Ok, so instead of having to true-resurrect someone who falls in combat, you can use Revivify. But Revivify requires you to get to the corpse within one turn, which isn't always possible.

Instead, you can use Revenance (I think that's the spell name ... whatever it is, it starts with an R and it's in Spell Compendium).

This spell brings a character back to life, up to 1 rd/caster level after they've died, for I believe a number of hours equivalent to the caster level. They're brought back, as if with Raise Dead, but without the level loss. I believe they still lose half their spells, and they come back with half their HP.
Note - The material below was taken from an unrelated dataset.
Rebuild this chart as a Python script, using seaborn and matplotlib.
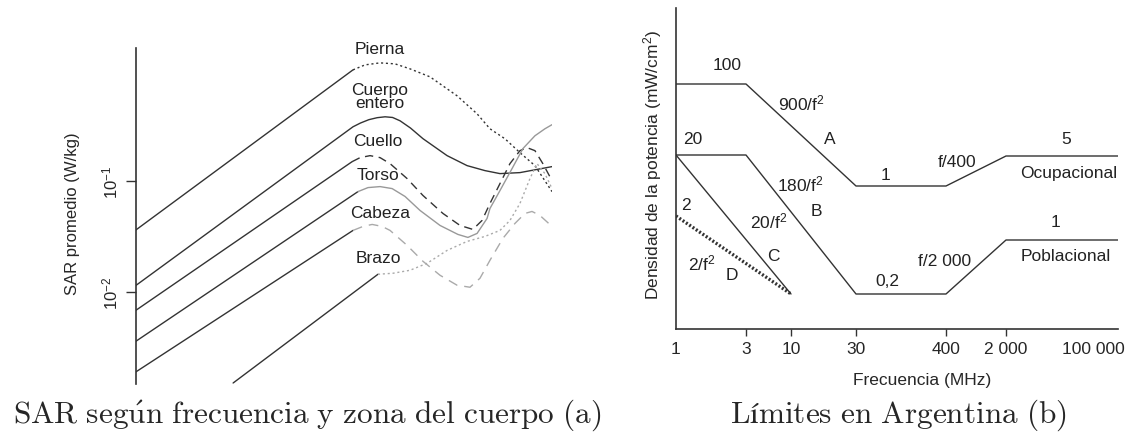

The trick is, that when the spell expires, they immediately "die". They're alive for ALL PURPOSES until the spell expires. They're not animated. But when the spell expires, they instantly "die". No save.

The trick is though, that now, you have 1 round to cast Revivify again, since they've just "died". This brings them back, for 1000gp of diamonds, with no level loss.
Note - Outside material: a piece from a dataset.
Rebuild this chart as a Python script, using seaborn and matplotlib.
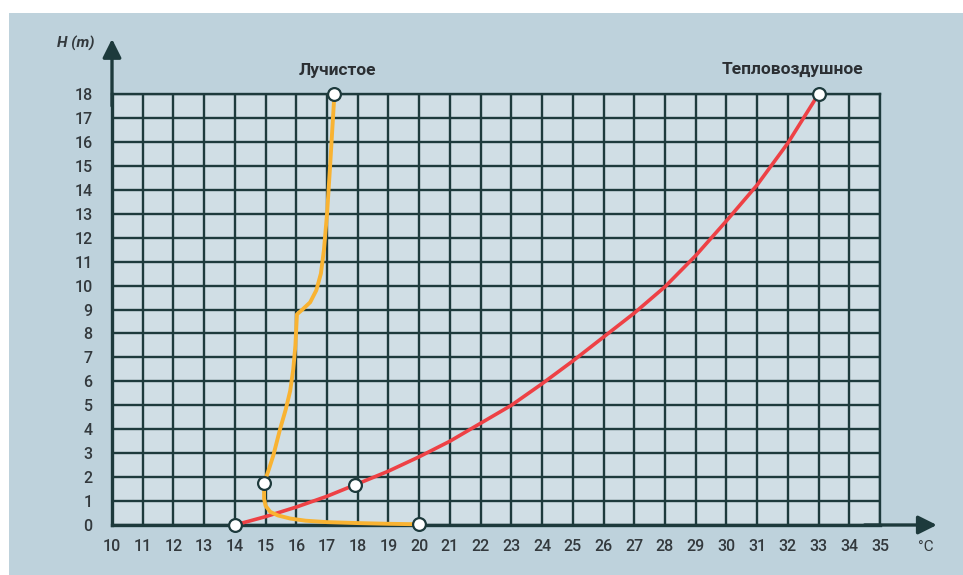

So, your ally drops. You cast Revenance, and they continue fighting. After the fight is over, you dismiss the spell, and then immediately cast Revivify. For the slim cost of 1000gp, you have prevented your party member's death and all the complications that come with it.
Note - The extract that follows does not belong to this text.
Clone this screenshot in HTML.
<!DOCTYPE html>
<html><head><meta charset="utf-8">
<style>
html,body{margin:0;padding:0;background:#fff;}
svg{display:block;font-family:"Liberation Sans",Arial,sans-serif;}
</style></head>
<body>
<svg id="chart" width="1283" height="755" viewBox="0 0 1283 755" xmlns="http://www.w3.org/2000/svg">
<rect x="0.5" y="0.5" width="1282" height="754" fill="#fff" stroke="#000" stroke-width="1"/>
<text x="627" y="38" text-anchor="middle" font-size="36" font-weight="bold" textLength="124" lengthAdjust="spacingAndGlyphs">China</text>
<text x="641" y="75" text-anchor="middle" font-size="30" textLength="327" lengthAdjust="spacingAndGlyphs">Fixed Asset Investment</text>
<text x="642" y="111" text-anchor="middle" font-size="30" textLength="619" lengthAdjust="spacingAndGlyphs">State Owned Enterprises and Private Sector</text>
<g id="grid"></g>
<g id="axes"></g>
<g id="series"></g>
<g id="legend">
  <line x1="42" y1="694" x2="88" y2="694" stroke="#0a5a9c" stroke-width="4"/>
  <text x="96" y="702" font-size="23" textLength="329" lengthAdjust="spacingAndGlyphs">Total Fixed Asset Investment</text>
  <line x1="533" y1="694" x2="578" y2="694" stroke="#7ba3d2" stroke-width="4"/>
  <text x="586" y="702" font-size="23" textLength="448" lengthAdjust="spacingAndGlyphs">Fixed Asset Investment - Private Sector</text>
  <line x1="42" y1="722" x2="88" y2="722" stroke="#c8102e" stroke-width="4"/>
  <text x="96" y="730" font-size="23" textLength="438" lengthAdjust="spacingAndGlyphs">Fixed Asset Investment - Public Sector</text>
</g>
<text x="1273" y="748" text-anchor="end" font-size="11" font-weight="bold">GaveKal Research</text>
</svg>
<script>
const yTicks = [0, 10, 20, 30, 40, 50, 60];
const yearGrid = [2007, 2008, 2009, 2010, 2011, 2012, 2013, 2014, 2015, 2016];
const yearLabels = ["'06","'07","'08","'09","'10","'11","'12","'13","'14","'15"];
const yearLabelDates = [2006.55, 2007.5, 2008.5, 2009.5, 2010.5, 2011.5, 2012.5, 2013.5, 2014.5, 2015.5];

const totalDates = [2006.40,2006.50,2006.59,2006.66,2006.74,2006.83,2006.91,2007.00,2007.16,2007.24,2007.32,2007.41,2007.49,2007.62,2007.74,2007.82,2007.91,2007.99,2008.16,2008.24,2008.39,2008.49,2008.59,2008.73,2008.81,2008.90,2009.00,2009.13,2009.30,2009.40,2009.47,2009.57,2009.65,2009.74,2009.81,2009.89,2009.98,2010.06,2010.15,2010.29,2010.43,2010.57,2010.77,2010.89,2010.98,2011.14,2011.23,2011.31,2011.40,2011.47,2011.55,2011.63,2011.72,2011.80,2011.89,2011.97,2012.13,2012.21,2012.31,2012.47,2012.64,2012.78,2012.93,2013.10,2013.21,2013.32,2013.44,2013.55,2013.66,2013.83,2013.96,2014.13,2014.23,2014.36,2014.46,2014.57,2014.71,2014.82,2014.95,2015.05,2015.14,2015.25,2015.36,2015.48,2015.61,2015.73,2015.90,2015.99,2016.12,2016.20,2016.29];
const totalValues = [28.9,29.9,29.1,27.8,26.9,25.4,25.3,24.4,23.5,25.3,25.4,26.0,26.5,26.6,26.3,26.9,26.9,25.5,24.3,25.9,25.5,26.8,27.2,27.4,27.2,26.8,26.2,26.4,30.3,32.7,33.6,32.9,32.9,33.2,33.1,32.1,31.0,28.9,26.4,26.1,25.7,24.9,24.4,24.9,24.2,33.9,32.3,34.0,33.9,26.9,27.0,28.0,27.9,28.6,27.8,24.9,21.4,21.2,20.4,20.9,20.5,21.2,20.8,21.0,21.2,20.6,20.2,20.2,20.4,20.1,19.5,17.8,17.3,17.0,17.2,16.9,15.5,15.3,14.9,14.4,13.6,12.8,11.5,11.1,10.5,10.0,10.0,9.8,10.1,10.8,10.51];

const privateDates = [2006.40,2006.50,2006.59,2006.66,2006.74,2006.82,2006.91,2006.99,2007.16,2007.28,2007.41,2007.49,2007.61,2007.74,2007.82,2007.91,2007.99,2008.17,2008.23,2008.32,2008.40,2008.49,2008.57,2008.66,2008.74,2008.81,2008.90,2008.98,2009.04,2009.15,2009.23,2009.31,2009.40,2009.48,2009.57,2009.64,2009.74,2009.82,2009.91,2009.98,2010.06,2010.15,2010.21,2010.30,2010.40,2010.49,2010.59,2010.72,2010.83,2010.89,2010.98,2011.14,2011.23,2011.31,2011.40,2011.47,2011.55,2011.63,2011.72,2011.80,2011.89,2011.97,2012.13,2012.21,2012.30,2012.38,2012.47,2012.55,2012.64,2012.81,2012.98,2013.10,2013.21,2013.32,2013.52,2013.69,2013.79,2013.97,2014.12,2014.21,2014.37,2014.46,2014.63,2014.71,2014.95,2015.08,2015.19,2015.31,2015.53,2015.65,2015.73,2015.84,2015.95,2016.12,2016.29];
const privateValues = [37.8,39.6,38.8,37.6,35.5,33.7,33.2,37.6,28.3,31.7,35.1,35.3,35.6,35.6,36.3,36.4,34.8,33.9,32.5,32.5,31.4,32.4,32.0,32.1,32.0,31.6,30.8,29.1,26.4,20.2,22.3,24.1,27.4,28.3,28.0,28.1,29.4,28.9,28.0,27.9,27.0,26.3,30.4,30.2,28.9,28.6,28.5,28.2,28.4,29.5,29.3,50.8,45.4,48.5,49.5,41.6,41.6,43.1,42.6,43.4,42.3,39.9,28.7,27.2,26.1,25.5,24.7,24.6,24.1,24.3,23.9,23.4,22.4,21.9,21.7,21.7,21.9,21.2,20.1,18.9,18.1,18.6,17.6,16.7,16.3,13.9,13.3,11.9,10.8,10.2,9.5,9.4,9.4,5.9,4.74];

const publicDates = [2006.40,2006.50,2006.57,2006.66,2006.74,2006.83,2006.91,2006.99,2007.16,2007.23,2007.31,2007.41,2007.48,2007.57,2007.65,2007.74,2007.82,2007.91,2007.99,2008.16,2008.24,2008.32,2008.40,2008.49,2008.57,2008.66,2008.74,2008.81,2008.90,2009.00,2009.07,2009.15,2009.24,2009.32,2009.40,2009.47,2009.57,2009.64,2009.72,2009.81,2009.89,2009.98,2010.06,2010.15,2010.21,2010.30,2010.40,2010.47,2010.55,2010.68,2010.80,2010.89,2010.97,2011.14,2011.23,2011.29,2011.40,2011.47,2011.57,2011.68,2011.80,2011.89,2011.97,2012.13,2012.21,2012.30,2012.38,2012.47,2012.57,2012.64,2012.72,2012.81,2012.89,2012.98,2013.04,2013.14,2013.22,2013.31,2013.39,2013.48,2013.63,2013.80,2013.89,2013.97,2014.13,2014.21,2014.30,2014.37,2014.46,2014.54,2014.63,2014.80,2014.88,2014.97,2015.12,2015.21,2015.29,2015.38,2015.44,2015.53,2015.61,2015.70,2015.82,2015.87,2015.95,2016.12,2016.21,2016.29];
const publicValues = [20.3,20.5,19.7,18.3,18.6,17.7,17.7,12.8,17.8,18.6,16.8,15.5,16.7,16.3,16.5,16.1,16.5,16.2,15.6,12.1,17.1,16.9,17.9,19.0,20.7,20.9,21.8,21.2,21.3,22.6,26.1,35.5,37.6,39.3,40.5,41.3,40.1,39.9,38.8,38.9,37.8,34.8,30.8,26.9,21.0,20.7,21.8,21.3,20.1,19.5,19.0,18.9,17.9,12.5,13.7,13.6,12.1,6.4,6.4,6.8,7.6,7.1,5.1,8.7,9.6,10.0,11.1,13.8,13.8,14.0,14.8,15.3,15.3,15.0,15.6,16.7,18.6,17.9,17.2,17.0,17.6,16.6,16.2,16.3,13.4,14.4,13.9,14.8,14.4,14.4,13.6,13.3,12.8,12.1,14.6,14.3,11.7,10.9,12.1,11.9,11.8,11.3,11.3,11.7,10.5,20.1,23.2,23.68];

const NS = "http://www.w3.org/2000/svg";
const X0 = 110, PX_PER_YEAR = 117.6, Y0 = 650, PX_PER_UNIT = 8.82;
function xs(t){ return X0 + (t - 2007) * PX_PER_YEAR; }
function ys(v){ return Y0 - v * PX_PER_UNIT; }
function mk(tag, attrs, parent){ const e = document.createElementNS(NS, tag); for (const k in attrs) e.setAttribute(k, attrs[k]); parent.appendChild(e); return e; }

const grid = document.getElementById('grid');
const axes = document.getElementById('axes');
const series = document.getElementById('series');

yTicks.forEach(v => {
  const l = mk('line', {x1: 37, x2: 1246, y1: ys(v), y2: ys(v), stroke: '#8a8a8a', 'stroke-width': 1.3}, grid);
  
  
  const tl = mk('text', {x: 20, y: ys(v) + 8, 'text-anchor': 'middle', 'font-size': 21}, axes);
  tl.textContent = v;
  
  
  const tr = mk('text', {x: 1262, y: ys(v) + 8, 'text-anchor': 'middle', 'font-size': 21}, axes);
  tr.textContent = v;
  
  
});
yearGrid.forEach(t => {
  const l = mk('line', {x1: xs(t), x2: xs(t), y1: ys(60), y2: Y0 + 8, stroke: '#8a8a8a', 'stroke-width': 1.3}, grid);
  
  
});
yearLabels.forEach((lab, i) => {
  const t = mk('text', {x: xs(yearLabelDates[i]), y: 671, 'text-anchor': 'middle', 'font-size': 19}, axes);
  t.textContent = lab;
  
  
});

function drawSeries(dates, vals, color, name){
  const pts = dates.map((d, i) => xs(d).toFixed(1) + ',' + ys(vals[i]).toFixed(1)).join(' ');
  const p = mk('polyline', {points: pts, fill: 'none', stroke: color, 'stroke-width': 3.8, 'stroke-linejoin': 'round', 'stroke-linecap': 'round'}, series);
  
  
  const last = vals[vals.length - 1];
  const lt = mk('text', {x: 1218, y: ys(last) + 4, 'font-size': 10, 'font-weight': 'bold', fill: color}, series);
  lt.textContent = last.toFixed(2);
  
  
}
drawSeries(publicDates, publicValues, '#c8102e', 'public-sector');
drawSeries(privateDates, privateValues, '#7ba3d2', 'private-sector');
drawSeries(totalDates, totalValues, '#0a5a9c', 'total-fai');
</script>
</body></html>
Back to the point ... I haven't decided if this trick is "cheese" or "clever". I mean, it's definitely clever since I came up with it. The test is, if anyone ELSE uses it, are they cheesy or clever? The original person to find an exploit is always clever. If you just read it off a bored though, then you're not clever ... you're either cheesy, or not cheesy.

tyckspoon
2007-12-19, 05:01 PM
I think that's exactly how those spells are meant to be used. Even with the combination, you're not properly emulating Resurrection or True Res; Revenance and Revivify work as raise dead, which means you need a reasonably intact body. If your friend managed to get killed by way of hideous mutilation (I don't think it is ever very clearly stated what constitutes sufficient mutilation, tho), you still need to pay the extra cost for a Resurrection. I believe those spells are just an admission from the designers that higher level combat is more lethal than they'd meant it to be, and the death penalties of lost levels and lost cash are too harsh if all of your visits through the Revolving Door Lobby of the Dead are by way of Raise Dead or Resurrections.

Illiterate Scribe
2007-12-19, 05:40 PM
Good heavens, people, in my group's campaign world, most systems of warfare are built on explosive runes!

Doomsy
2007-12-19, 10:15 PM
I've always wondered if you could perhaps set up the old snap-the-wand trick as some kind of obscenely awesome booby trap. Like just saw partly through it and set it up in the way of a door or wedged against a wall, etc, or some more elaborate style time-bomb involving crude mechanical traps.